In many ways I was safe. From him. He didn’t hit me. He didn’t scream at me. He didn’t rage at me. He saved it for them. For mom and my sisters. I honestly don’t know if my being a boy saved me from the violence, but it seemed that way. He told me I was the prince. “Prince of the castle,” he’d say. I was his boy. His boy who played little league, watched action movies, and joined the Weeblos. But I was also the boy who was creative. Who told stories. Who lived in distant worlds. Who dreamed. I was a boy who never felt comfortable around his father. A boy who didn’t understand why that was. But I was uncomfortable around him. I was frightened of him. Uneasy around him.

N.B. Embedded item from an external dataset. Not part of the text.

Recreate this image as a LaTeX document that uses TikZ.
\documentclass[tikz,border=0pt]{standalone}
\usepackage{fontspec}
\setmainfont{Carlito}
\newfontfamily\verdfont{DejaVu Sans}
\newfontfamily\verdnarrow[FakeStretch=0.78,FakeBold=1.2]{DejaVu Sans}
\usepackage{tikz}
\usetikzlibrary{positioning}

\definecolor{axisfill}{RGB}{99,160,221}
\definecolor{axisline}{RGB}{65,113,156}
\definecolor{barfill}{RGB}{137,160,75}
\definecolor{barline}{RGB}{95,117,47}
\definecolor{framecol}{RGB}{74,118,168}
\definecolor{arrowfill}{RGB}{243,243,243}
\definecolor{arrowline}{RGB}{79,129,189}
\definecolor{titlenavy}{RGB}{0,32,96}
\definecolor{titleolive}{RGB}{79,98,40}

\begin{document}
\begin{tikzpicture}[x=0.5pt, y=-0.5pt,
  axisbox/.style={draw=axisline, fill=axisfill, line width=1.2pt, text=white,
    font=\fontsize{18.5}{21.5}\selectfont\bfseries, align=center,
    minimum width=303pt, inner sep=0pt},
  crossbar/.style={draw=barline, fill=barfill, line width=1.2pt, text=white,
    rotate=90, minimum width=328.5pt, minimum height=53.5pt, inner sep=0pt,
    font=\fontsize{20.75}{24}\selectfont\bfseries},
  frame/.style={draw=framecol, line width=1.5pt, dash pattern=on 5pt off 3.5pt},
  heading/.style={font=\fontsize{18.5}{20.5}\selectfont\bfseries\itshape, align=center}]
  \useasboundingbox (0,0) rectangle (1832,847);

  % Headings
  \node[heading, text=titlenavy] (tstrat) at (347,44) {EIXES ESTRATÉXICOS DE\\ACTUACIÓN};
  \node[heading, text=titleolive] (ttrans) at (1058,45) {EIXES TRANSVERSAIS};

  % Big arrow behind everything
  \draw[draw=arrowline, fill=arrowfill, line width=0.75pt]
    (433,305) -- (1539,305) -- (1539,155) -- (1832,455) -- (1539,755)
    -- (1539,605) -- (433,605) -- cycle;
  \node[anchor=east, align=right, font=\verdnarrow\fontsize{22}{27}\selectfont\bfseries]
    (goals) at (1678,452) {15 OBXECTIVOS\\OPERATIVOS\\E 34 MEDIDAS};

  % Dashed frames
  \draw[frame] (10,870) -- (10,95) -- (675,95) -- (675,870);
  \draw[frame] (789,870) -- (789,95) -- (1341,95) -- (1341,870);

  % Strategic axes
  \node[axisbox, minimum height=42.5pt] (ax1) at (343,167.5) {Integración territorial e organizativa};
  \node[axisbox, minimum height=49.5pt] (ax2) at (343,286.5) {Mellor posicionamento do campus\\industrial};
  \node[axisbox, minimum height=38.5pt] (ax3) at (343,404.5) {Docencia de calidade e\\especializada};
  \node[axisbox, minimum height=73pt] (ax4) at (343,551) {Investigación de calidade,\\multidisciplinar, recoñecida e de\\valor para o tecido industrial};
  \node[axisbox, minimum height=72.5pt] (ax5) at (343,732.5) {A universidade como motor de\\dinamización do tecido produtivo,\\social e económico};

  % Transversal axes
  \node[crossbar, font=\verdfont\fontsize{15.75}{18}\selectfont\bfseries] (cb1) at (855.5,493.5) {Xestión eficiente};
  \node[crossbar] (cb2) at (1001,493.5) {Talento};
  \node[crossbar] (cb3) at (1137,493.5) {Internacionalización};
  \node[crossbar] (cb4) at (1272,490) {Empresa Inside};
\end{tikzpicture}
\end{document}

Wary of him.
On this particular day we were on foot. That would happen from time to time. We’d walk. Maybe the car was in the shop. Maybe mom had to get out so urgently that she wasn’t able to grab the keys. Or maybe he wouldn’t let her drive. Maybe he wouldn’t let her take the car. If she reached for the keys he’d crack her across the face. His way of controlling her. His way of keeping her prisoner. His way of dominating.
So we walked.
Along the road with overgrown weeds that I attacked with my plastic sword.
I don’t know why I brought the sword with me.
Maybe I brought it so I’d have something to do at church. Church was boring, after all. Or maybe I brought it to comfort myself like a security blanket. Or maybe I brought it to protect us on our journey. Maybe I brought it to protect us from the home we had to flee. To protect my mother from a man I could never protect her from in real life.
When we got to church we’d sit in the pew. We’d usually get there during an off-hour so there’d be no mass, and we’d be the only ones there. The place smelled of incense and wood polish. It was strange, but it was quiet. And it wasn’t violent.
For her it was safe. It was free from the things that terrified her. Free from the things that hurt her. From the man that hurt her. For her, church was like my bedroom.
She would stare at the altar and at Jesus hanging on the cross. And she would think. She would cry. She would pray. Pray to be filled with strength. Pray for something bigger and more meaningful. Something to bring her power. Something to make sense of it all.
And I would lay on the pew. I’d swing my sword, imagining scenes of space-faring action in which I battle Skeletor and his villainous cronies. Scenes in which I was strong. In which I could protect those who needed protection. Scenes in which I was on a mission to achieve something bigger. To do something meaningful. To defeat evil, right wrongs, and make sense of it all.
Together, my mother and I prayed, in our own ways, to have the power to be masters of our universes.